((

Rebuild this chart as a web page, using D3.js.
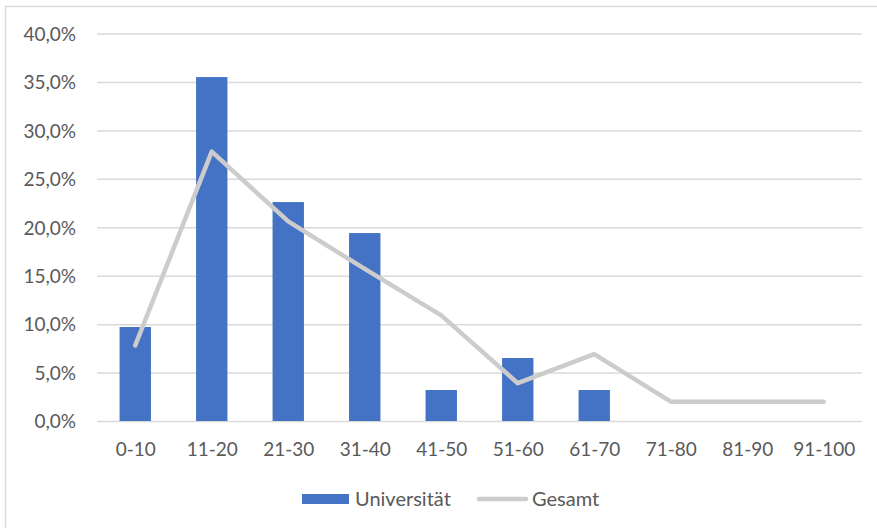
<!DOCTYPE html>
<html>
<head>
<meta charset="utf-8">
<script src="https://cdn.jsdelivr.net/npm/d3@7/dist/d3.min.js"></script>
<style>
  html, body { margin: 0; padding: 0; background: #fff; }
  svg { display: block; }
  text { font-family: Lato, "Open Sans", "Liberation Sans", sans-serif; fill: #595959; }
</style>
</head>
<body>
<svg id="chart" width="877" height="528"></svg>
<script>
// Altersgruppen (Kategorien der x-Achse)
const categories = ["0-10", "11-20", "21-30", "31-40", "41-50", "51-60", "61-70", "71-80", "81-90", "91-100"];
// Anteil je Gruppe in Prozent
const universitaet = [9.7, 35.5, 22.6, 19.4, 3.2, 6.5, 3.2, 0, 0, 0];
const gesamt = [7.8, 27.8, 20.6, 15.7, 10.9, 3.9, 6.9, 2.0, 2.0, 2.0];
// y-Achse: Teilstriche in Prozent
const yTicks = [0, 5, 10, 15, 20, 25, 30, 35, 40];
const seriesNames = ["Universität", "Gesamt"];

const svg = d3.select("#chart");
const plot = { left: 97, right: 862, top: 33.5, bottom: 421 };

// Rahmen um das Diagramm
svg.append("rect")
  .attr("x", 5.5).attr("y", 6.5)
  .attr("width", 900).attr("height", 560)
  .attr("fill", "none").attr("stroke", "#d9d9d9").attr("stroke-width", 1.5);

const x = d3.scaleBand().domain(categories).range([plot.left, plot.right])
  .paddingInner(0.59).paddingOuter(0.295);
const xc = d3.scalePoint().domain(categories).range([plot.left, plot.right]).padding(0.5);
const y = d3.scaleLinear().domain([0, 40]).range([plot.bottom, plot.top]);

const fmt = v => d3.format(".1f")(v).replace(".", ",") + "%";

// Gitterlinien und y-Beschriftung
const yAxis = d3.axisLeft(y).tickValues(yTicks).tickFormat(fmt)
  .tickSize(-(plot.right - plot.left)).tickPadding(21);
const gy = svg.append("g").attr("transform", `translate(${plot.left},0)`).call(yAxis);
gy.select(".domain").remove();
gy.selectAll(".tick line").attr("stroke", "#d9d9d9").attr("stroke-width", 1.5);
gy.selectAll(".tick text").attr("font-size", 19).attr("fill", "#595959")
  .attr("font-family", "Lato, 'Open Sans', sans-serif").attr("dy", "0.36em");

// Balken: Universität
svg.append("g").selectAll("rect").data(universitaet).join("rect")
  .attr("x", (d, i) => x(categories[i]))
  .attr("y", d => y(d))
  .attr("width", x.bandwidth())
  .attr("height", d => y(0) - y(d))
  .attr("fill", "#4472c4");

// Linie: Gesamt
const line = d3.line().x((d, i) => xc(categories[i])).y(d => y(d));
svg.append("path").datum(gesamt)
  .attr("d", line)
  .attr("fill", "none").attr("stroke", "#cccccc").attr("stroke-width", 4.5)
  .attr("stroke-linejoin", "round").attr("stroke-linecap", "round");

// x-Achse
const xAxis = d3.axisBottom(xc).tickSize(0).tickPadding(22);
const gx = svg.append("g").attr("transform", `translate(0,${plot.bottom})`).call(xAxis);
gx.select(".domain").remove();
gx.selectAll(".tick text").attr("font-size", 19).attr("fill", "#595959")
  .attr("font-family", "Lato, 'Open Sans', sans-serif");

// Legende
const lg = svg.append("g");
lg.append("rect").attr("x", 302).attr("y", 494).attr("width", 47).attr("height", 10).attr("fill", "#4472c4");
lg.append("text").attr("x", 355).attr("y", 505.5).attr("font-size", 20).text(seriesNames[0]);
lg.append("line").attr("x1", 479).attr("x2", 526).attr("y1", 499).attr("y2", 499)
  .attr("stroke", "#cccccc").attr("stroke-width", 4.5).attr("stroke-linecap", "round");
lg.append("text").attr("x", 532).attr("y", 505.5).attr("font-size", 20).text(seriesNames[1]);
</script>
</body>
</html>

))

Restate the data above word for word. Skip every picture.

Rebuild this chart as a web page, using D3.js.
<!DOCTYPE html>
<html>
<head>
<meta charset="utf-8">
<script src="https://cdn.jsdelivr.net/npm/d3@7/dist/d3.min.js"></script>
<style>
  html, body { margin: 0; padding: 0; background: #fff; }
  svg { display: block; }
  text { font-family: Lato, "Open Sans", "Liberation Sans", sans-serif; fill: #595959; }
</style>
</head>
<body>
<svg id="chart" width="877" height="528"></svg>
<script>
// Altersgruppen (Kategorien der x-Achse)
const categories = ["0-10", "11-20", "21-30", "31-40", "41-50", "51-60", "61-70", "71-80", "81-90", "91-100"];
// Anteil je Gruppe in Prozent
const universitaet = [9.7, 35.5, 22.6, 19.4, 3.2, 6.5, 3.2, 0, 0, 0];
const gesamt = [7.8, 27.8, 20.6, 15.7, 10.9, 3.9, 6.9, 2.0, 2.0, 2.0];
// y-Achse: Teilstriche in Prozent
const yTicks = [0, 5, 10, 15, 20, 25, 30, 35, 40];
const seriesNames = ["Universität", "Gesamt"];

const svg = d3.select("#chart");
const plot = { left: 97, right: 862, top: 33.5, bottom: 421 };

// Rahmen um das Diagramm
svg.append("rect")
  .attr("x", 5.5).attr("y", 6.5)
  .attr("width", 900).attr("height", 560)
  .attr("fill", "none").attr("stroke", "#d9d9d9").attr("stroke-width", 1.5);

const x = d3.scaleBand().domain(categories).range([plot.left, plot.right])
  .paddingInner(0.59).paddingOuter(0.295);
const xc = d3.scalePoint().domain(categories).range([plot.left, plot.right]).padding(0.5);
const y = d3.scaleLinear().domain([0, 40]).range([plot.bottom, plot.top]);

const fmt = v => d3.format(".1f")(v).replace(".", ",") + "%";

// Gitterlinien und y-Beschriftung
const yAxis = d3.axisLeft(y).tickValues(yTicks).tickFormat(fmt)
  .tickSize(-(plot.right - plot.left)).tickPadding(21);
const gy = svg.append("g").attr("transform", `translate(${plot.left},0)`).call(yAxis);
gy.select(".domain").remove();
gy.selectAll(".tick line").attr("stroke", "#d9d9d9").attr("stroke-width", 1.5);
gy.selectAll(".tick text").attr("font-size", 19).attr("fill", "#595959")
  .attr("font-family", "Lato, 'Open Sans', sans-serif").attr("dy", "0.36em");

// Balken: Universität
svg.append("g").selectAll("rect").data(universitaet).join("rect")
  .attr("x", (d, i) => x(categories[i]))
  .attr("y", d => y(d))
  .attr("width", x.bandwidth())
  .attr("height", d => y(0) - y(d))
  .attr("fill", "#4472c4");

// Linie: Gesamt
const line = d3.line().x((d, i) => xc(categories[i])).y(d => y(d));
svg.append("path").datum(gesamt)
  .attr("d", line)
  .attr("fill", "none").attr("stroke", "#cccccc").attr("stroke-width", 4.5)
  .attr("stroke-linejoin", "round").attr("stroke-linecap", "round");

// x-Achse
const xAxis = d3.axisBottom(xc).tickSize(0).tickPadding(22);
const gx = svg.append("g").attr("transform", `translate(0,${plot.bottom})`).call(xAxis);
gx.select(".domain").remove();
gx.selectAll(".tick text").attr("font-size", 19).attr("fill", "#595959")
  .attr("font-family", "Lato, 'Open Sans', sans-serif");

// Legende
const lg = svg.append("g");
lg.append("rect").attr("x", 302).attr("y", 494).attr("width", 47).attr("height", 10).attr("fill", "#4472c4");
lg.append("text").attr("x", 355).attr("y", 505.5).attr("font-size", 20).text(seriesNames[0]);
lg.append("line").attr("x1", 479).attr("x2", 526).attr("y1", 499).attr("y2", 499)
  .attr("stroke", "#cccccc").attr("stroke-width", 4.5).attr("stroke-linecap", "round");
lg.append("text").attr("x", 532).attr("y", 505.5).attr("font-size", 20).text(seriesNames[1]);
</script>
</body>
</html>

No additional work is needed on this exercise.